Texas passed a "right to work" law - which bans closed shops. It isn't a right to work at all - it's a right to remain entirely at the mercy of your employer. If you think it's bad having to do your own leg work to file a grievance, try working someplace where you can walk in and give your grievance directly to the boss and he'll give you your final paycheck on the spot.

Walmart is an angel compared to South Texas grocery giant HEB (where you'll get fired for mentioning "union"). One of the largest privately owned companies in America, HEB (when I worked for them) had a whopping 38% of its people listed as "full time with benefits". I knew people who had worked part-time for thirty years with no benefits - even some that had retired as part-timers who had only worked for HEB their whole life!

HEB doesn't fire people, they just cut your hours down to one per week. Then they'll begin changing that one hour per week so you never know when you're supposed to be there - oh yeah, they don't give out scheduling info on the phone either. Drive thirty miles to work and find out that you don't work until tomorrow and then only for an hour. Grievance procedure? Hey, no one told you that you have to work here!

I've also lived in towns where Walmart built a superstore ten feet beyond the city limit sign to prevent paying any local sales tax (which was .03%). I've seen whole counties shuttered by Walmart's "low prices" until Walmart is the only business in the county. Guess what? Even the people who work at Walmart can't make it turn enough profit to stay open. Poof! No more Walmart. Drive another thirty miles to the nearest store.
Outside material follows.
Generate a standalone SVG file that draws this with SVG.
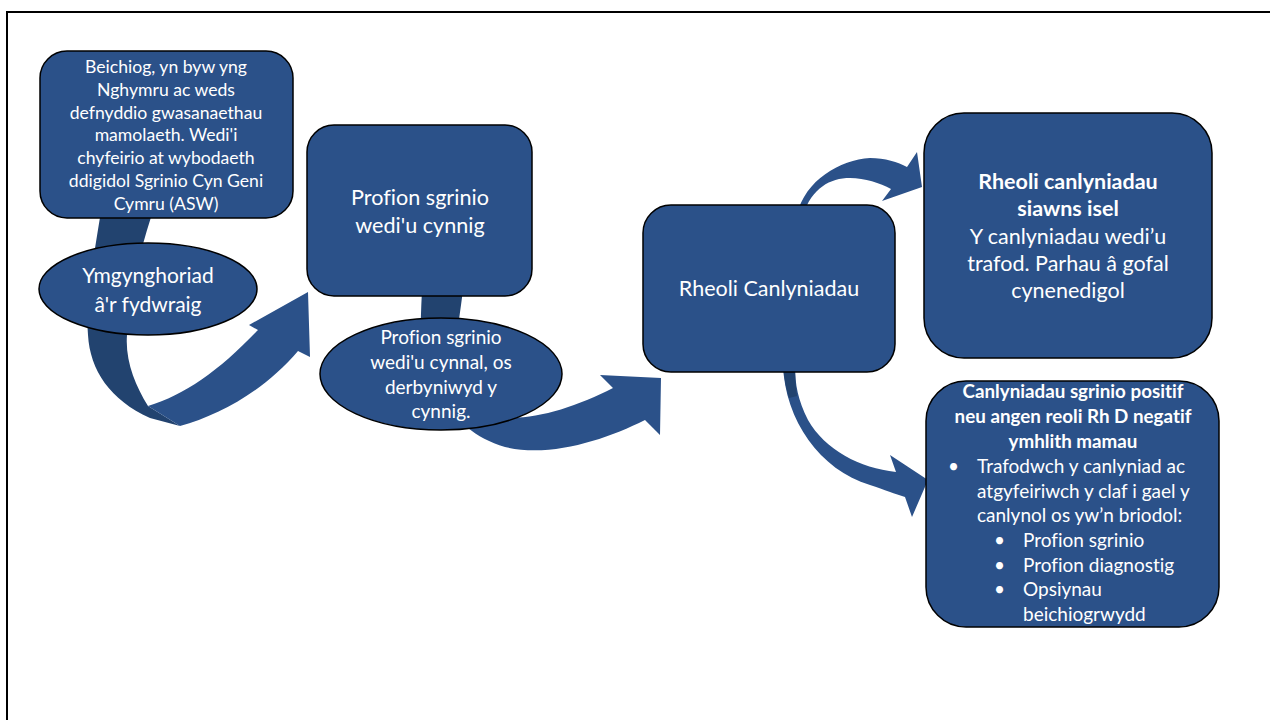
<svg xmlns="http://www.w3.org/2000/svg" width="1270" height="720" viewBox="0 0 1270 720">
<style>
.node{fill:#2B5189;stroke:#000;stroke-width:1.5}
.arr{fill:#2B5189}
.back{fill:#22436F}
text{font-family:Lato,"Liberation Sans",sans-serif;fill:#fff;text-anchor:middle;font-variant-ligatures:none;font-feature-settings:"liga" 0}
.s1{font-size:17.6px}
.s2{font-size:21px}
.s3{font-size:21.6px}
.s4{font-size:19px}
.s5{font-size:21.5px}
.s6{font-size:18.8px}
.s7{font-size:19px}
.b{font-weight:bold}
.l{text-anchor:start}
</style>
<rect x="7" y="12" width="1300" height="800" fill="#fff" stroke="#000" stroke-width="2"/>
<g id="connectors">
  <path class="back" d="M102 205 C95 250 85 300 88 335 C90 370 110 400 150 418 L180 426 L148 406 C135 385 125 360 127 335 C130 290 140 250 155 205 Z"/>
  <path class="arr" d="M148 406 C185 395 220 370 258 330 L249 325 L308 292 L310 357 L298 351 C265 390 220 415 180 426 Z"/>
  <path class="back" d="M422 290 L463 290 C458 330 452 360 450 400 L420 400 C420 360 420 330 422 290 Z"/>
  <path class="arr" d="M470 405 C500 430 560 415 613 388 L600 375 L661 378 L660 435 L645 420 C605 440 550 458 505 447 C475 438 455 420 445 400 Z"/>
  <path class="arr" d="M797 215 C805 180 840 160 870 158 C885 158 898 162 907 167 L917 152 L922 187 L882 201 L891 189 C880 183 865 178 850 178 C830 178 812 188 803 215 Z"/>
  <path class="arr" d="M783 365 C785 420 820 470 870 485 C885 490 895 494 905 497 L912 517 L928 480 L890 455 L896 472 C860 468 825 450 808 420 C798 400 795 385 795 365 Z"/>
  <path class="back" d="M783 365 L795 365 C795 378 796 388 797 396 L789 398 C786 388 784 378 783 365 Z"/>
</g>
<g id="node-beichiog">
  <rect class="node" x="40" y="51" width="253" height="167" rx="27"/>
  <text class="s1"><tspan x="166" y="73">Beichiog, yn byw yng</tspan><tspan x="166" y="96">Nghymru ac weds</tspan><tspan x="166" y="118.5">defnyddio gwasanaethau</tspan><tspan x="166" y="141">mamolaeth. Wedi'i</tspan><tspan x="166" y="164">chyfeirio at wybodaeth</tspan><tspan x="166" y="187">ddigidol Sgrinio Cyn Geni</tspan><tspan x="166" y="210">Cymru (ASW)</tspan></text>
</g>
<g id="node-ymgynghoriad">
  <ellipse class="node" cx="148" cy="289" rx="109" ry="46"/>
  <text class="s2"><tspan x="148" y="283">Ymgynghoriad</tspan><tspan x="148" y="312">â'r fydwraig</tspan></text>
</g>
<g id="node-cynnig">
  <rect class="node" x="307" y="125" width="225" height="171" rx="27"/>
  <text class="s3"><tspan x="420" y="205">Profion sgrinio</tspan><tspan x="420" y="233">wedi'u cynnig</tspan></text>
</g>
<g id="node-cynnal">
  <ellipse class="node" cx="441" cy="374" rx="121" ry="56"/>
  <text class="s4"><tspan x="441" y="344">Profion sgrinio</tspan><tspan x="441" y="369">wedi'u cynnal, os</tspan><tspan x="441" y="394">derbyniwyd y</tspan><tspan x="441" y="418">cynnig.</tspan></text>
</g>
<g id="node-rheoli">
  <rect class="node" x="643" y="205" width="252" height="167" rx="28"/>
  <text class="s5" x="769" y="296">Rheoli Canlyniadau</text>
</g>
<g id="node-isel">
  <rect class="node" x="924" y="113" width="288" height="245" rx="40"/>
  <text class="s5"><tspan class="b" x="1068" y="189">Rheoli canlyniadau</tspan><tspan class="b" x="1068" y="216">siawns isel</tspan><tspan x="1068" y="244">Y canlyniadau wedi’u</tspan><tspan x="1068" y="271">trafod. Parhau â gofal</tspan><tspan x="1068" y="298">cynenedigol</tspan></text>
</g>
<g id="node-positif">
  <rect class="node" x="926" y="381" width="293" height="246" rx="40"/>
  <text class="s6 b"><tspan x="1073" y="398">Canlyniadau sgrinio positif</tspan><tspan x="1073" y="423">neu angen reoli Rh D negatif</tspan><tspan x="1073" y="448">ymhlith mamau</tspan></text>
  <text class="s7 l"><tspan x="948" y="473">•</tspan><tspan x="977" y="473">Trafodwch y canlyniad ac</tspan><tspan x="977" y="498">atgyfeiriwch y claf i gael y</tspan><tspan x="977" y="522">canlynol os yw’n briodol:</tspan><tspan x="994" y="547">•</tspan><tspan x="1023" y="547">Profion sgrinio</tspan><tspan x="994" y="572">•</tspan><tspan x="1023" y="572">Profion diagnostig</tspan><tspan x="994" y="596">•</tspan><tspan x="1023" y="596">Opsiynau</tspan><tspan x="1023" y="621">beichiogrwydd</tspan></text>
</g>
</svg>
There are a lot of problems with Unions. The biggest problem is that the leadership (as far as I know) is democratically elected. Just as is true about our democratically elected officials in Washington, the ones in the Unions have to be held to public oversight. As soon as that is lost, you might as well buy KY by the caseload.

I've worked in "at-will" states, and let me tell you - it sucks. I'll take a badly limping union over no union at all any day. Believe me, you don't get benefits out of the good-heartedness of the guy running your company.

I'll put away my soapbox now and stop the rant.


Lisa Renee said...

Thanks XT, and I agree with you that there are problems with Unions as well as Walmart and places that will fire or make anyone who has said "union" quit.

I think the only way to solve some of this is to start talking about all of the reasons rather than the whole concentrated effort on Walmart being the source of all of the evil.

Not to knock any of my fellow liberals, but I see that as a Mantra too often that doesn't address some of the deeper real issues. I also agree part of the problem with unions is the upper management of the unions seem to forget their roots, and basically become the same as the corporations they were supposed to be bargaining with for the sake of the workers.

Xpatriated Texan said...

I personally think a better tack to take against Walmart is to put a union organizer at the entrance to every store - just like the Teamsters did when they were getting started.


Lisa Renee said...

I'd suggest XT that the unions need to get their own acts together first so that people would even want to join them.

Going thru a similar union organizing attempt here several years ago the primary reason most wouldn't consider it was the feeling that this particular union had not done well in really helping others who had joined so there was no expectation they be any different.

Given the two tier wage that that union had agreed to for other places, if you make more per hour than the union employees and have better benefits it is hard to sell why a union would be a positive.